I'm A Banana
Potassium-Rich
Successful and good are generally pretty closely related. The Transformers movies are the only recent ones I can think of which were successful despite being dire in pretty much every quantifiable way (except perhaps consistent visual design and SFX quality).
Dude, what are you TALKING about? This kind of stuff has been happening since the dawn of cinema, and I'm sure Brian Goldner would stab a sack full of puppies to have more Hasbro-branded piñatas of awful on those lists.
There's also plenty of listicles like this out there, which show that just as bad movies can be successful, good movies can tank (And lets me mention Iron Giant!). If stabbin' that sack full of puppies would keep Hasbro stuff off this list, Goldner would also be sharpening his knife.
I think everyone would be happy if a D&D movie did that well. I would be astonished if it did. I agree that a D&D movie is inevitable, actually, but that brings us full-circle, back to what I was originally trying to say (whether I conveyed it or not), which was that it would be very hard to get a D&D movie made that actually operated as part of a "multimedia strategy", rather than actively damaging the brand/putting people off, as I kind of feel recent D&D movies have.

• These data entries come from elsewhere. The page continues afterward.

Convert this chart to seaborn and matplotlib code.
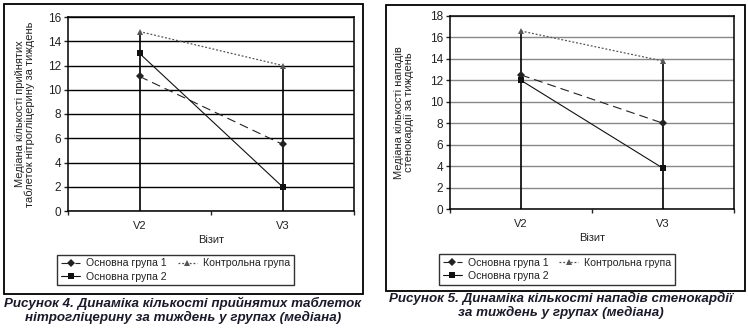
import matplotlib
matplotlib.use("Agg")
import matplotlib.pyplot as plt
from matplotlib.patches import Rectangle
import seaborn as sns
import pandas as pd

visits = ["V2", "V3"]
series_names = ["Основна група 1", "Основна група 2", "Контрольна група"]

# Chart 1: nitroglycerin tablets per week (median)
nitro_g1 = [11.1, 5.5]
nitro_g2 = [13.0, 2.0]
nitro_ctrl = [14.8, 12.0]

# Chart 2: angina attacks per week (median)
angina_g1 = [12.5, 8.0]
angina_g2 = [12.0, 3.8]
angina_ctrl = [16.6, 13.8]

ylabel1 = "Медіана кількості прийнятих\nтаблеток нітрогліцерину за тиждень"
ylabel2 = "Медіана кількості нападів\nстенокардії за тиждень"
caption1 = "Рисунок 4. Динаміка кількості прийнятих таблеток\nнітрогліцерину за тиждень у групах (медіана)"
caption2 = "Рисунок 5. Динаміка кількості нападів стенокардії\nза тиждень у групах (медіана)"
xlabel = "Візит"

sns.set_style("white")
plt.rcParams["font.family"] = ["Liberation Sans Narrow", "Liberation Sans", "DejaVu Sans"]

W, H = 748, 333
fig = plt.figure(figsize=(W / 100, H / 100), dpi=100)


def px_rect(x0, y0, x1, y1):
    return [x0 / W, 1 - y1 / H, (x1 - x0) / W, (y1 - y0) / H]


styles = {
    "Основна група 1": dict(color="#222222", marker="D", markersize=4.0, linestyle=(0, (8, 4.5)), linewidth=0.8),
    "Основна група 2": dict(color="#111111", marker="s", markersize=4.6, linestyle="-", linewidth=0.8),
    "Контрольна група": dict(color="#555555", marker="^", markersize=4.6, linestyle=(0, (1.5, 1.5)), linewidth=0.9),
}


def draw(axrect, frame, legrect, g1, g2, ctrl, ymax, ylabel, grid_color, ylab_x, caption, cap_xy):
    fig.add_artist(Rectangle((frame[0], frame[1]), frame[2], frame[3], transform=fig.transFigure,
                             fill=False, edgecolor="black", linewidth=1.3))
    ax = fig.add_axes(axrect)
    df = pd.DataFrame({
        "visit": visits * 3,
        "value": g1 + g2 + ctrl,
        "group": [series_names[0]] * 2 + [series_names[1]] * 2 + [series_names[2]] * 2,
    })
    # drop lines from the highest point of each visit down to zero
    tops = df.groupby("visit", sort=False)["value"].max()
    for i, v in enumerate(visits):
        ax.vlines(i, 0, tops[v], color="black", linewidth=1.2, zorder=2)
    for name in series_names:
        sub = df[df["group"] == name]
        st = styles[name]
        sns.lineplot(data=sub, x="visit", y="value", ax=ax, color=st["color"], marker=st["marker"],
                     markersize=st["markersize"], markeredgewidth=0, linestyle=st["linestyle"],
                     linewidth=st["linewidth"], label=name, zorder=3, legend=False)
    ax.set_xlim(-0.5, 1.5)
    ax.set_ylim(0, ymax)
    ax.set_yticks(range(0, ymax + 1, 2))
    ax.yaxis.grid(True, color=grid_color, linewidth=1.0)
    ax.set_axisbelow(True)
    ax.set_xticks([0, 1])
    ax.set_xticklabels(visits)
    ax.set_xticks([-0.5, 0.5, 1.5], minor=True)
    ax.tick_params(axis="x", which="major", length=0, labelsize=8, pad=7, colors="#222222")
    ax.tick_params(axis="x", which="minor", length=3, width=1, direction="out", bottom=True)
    ax.tick_params(axis="y", length=3, width=1, direction="out", left=True, labelsize=8.5, pad=2, colors="#222222")
    for lab in ax.get_yticklabels() + ax.get_xticklabels():
        lab.set_family(["Liberation Sans", "DejaVu Sans"])
    for s in ax.spines.values():
        s.set_color("black")
        s.set_linewidth(1.1)
    ax.set_xlabel(xlabel, fontsize=8, labelpad=3, color="#222222")
    ax.set_ylabel("")
    fig.text(ylab_x, axrect[1] + axrect[3] / 2, ylabel, rotation=90, ha="center", va="center",
             fontsize=8, linespacing=1.05, color="#222222")
    handles, labels = ax.get_legend_handles_labels()
    order = [labels.index(n) for n in series_names]
    leg = fig.legend([handles[i] for i in order], [labels[i] for i in order], ncol=2,
                     loc="center", bbox_to_anchor=(legrect[0] + legrect[2] / 2, legrect[1] + legrect[3] / 2),
                     bbox_transform=fig.transFigure, fontsize=7.6, frameon=True, fancybox=False,
                     handlelength=1.8, handletextpad=0.6, columnspacing=1.0, labelspacing=0.3,
                     borderpad=0.35)
    leg.get_frame().set_edgecolor("black")
    leg.get_frame().set_linewidth(1.0)
    for t in leg.get_texts():
        t.set_color("#222222")
    fig.text(cap_xy[0], cap_xy[1], caption, ha="center", va="top", fontsize=9.6, fontweight="bold",
             style="italic", family=["Liberation Sans", "DejaVu Sans"], color="#1a1a2a", linespacing=1.1)
    return ax


draw(px_rect(68, 17, 354, 211), px_rect(4, 4, 363, 294), px_rect(57, 253, 294, 287),
     nitro_g1, nitro_g2, nitro_ctrl, 16, ylabel1, "black", 25 / W, caption1, (183 / W, 1 - 297 / H))
draw(px_rect(450, 16, 734, 209), px_rect(386, 5, 745, 291), px_rect(437, 253, 677, 286),
     angina_g1, angina_g2, angina_ctrl, 18, ylabel2, "#888888", 404 / W, caption2, (561 / W, 1 - 292 / H))

fig.savefig("out.png", dpi=100)
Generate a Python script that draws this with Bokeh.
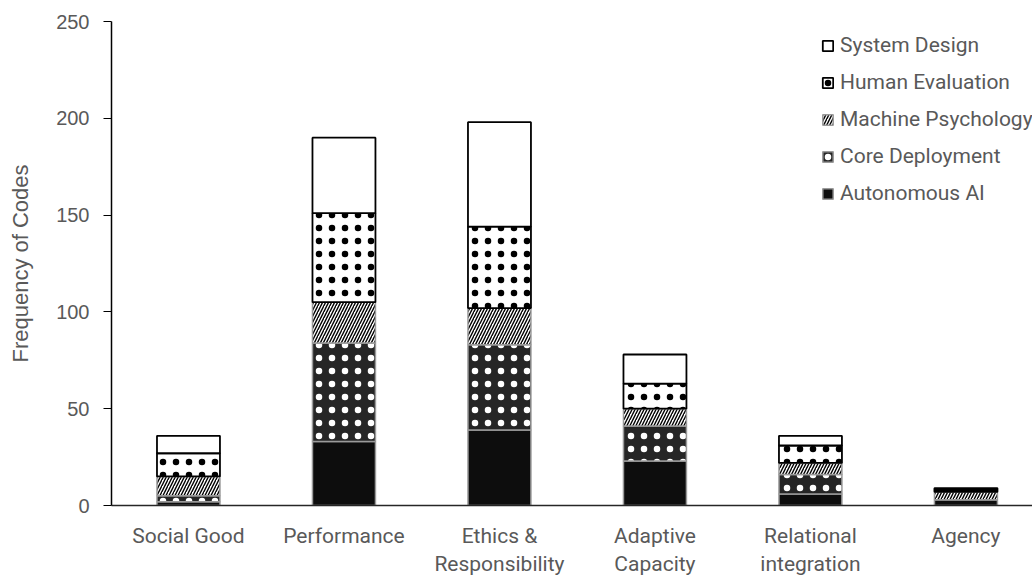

So the question now is: can anyone make a good and successful D&D movie?
Man, probably. But if movie execs knew how to do those things at the drop of a hat, they'd just do that all the time. There's just no telling how one gets to that ideal end state. But it's not impossible. The mere idea that a D&D flick born out of multimedia strategy MUST be bad is a supposition without much evidence. The LEGO Movie was born out of that, and it's hilarious. Transformers was no Scorsese, but it delivered giant fighting robots and enough male gaze of Megan Fox for folks who just wanted that for two hours.
Good reason to be skeptical, absolutely, but no real evidence that "bad movie that fails" is a foregone conclusion based on the D&D brand alone.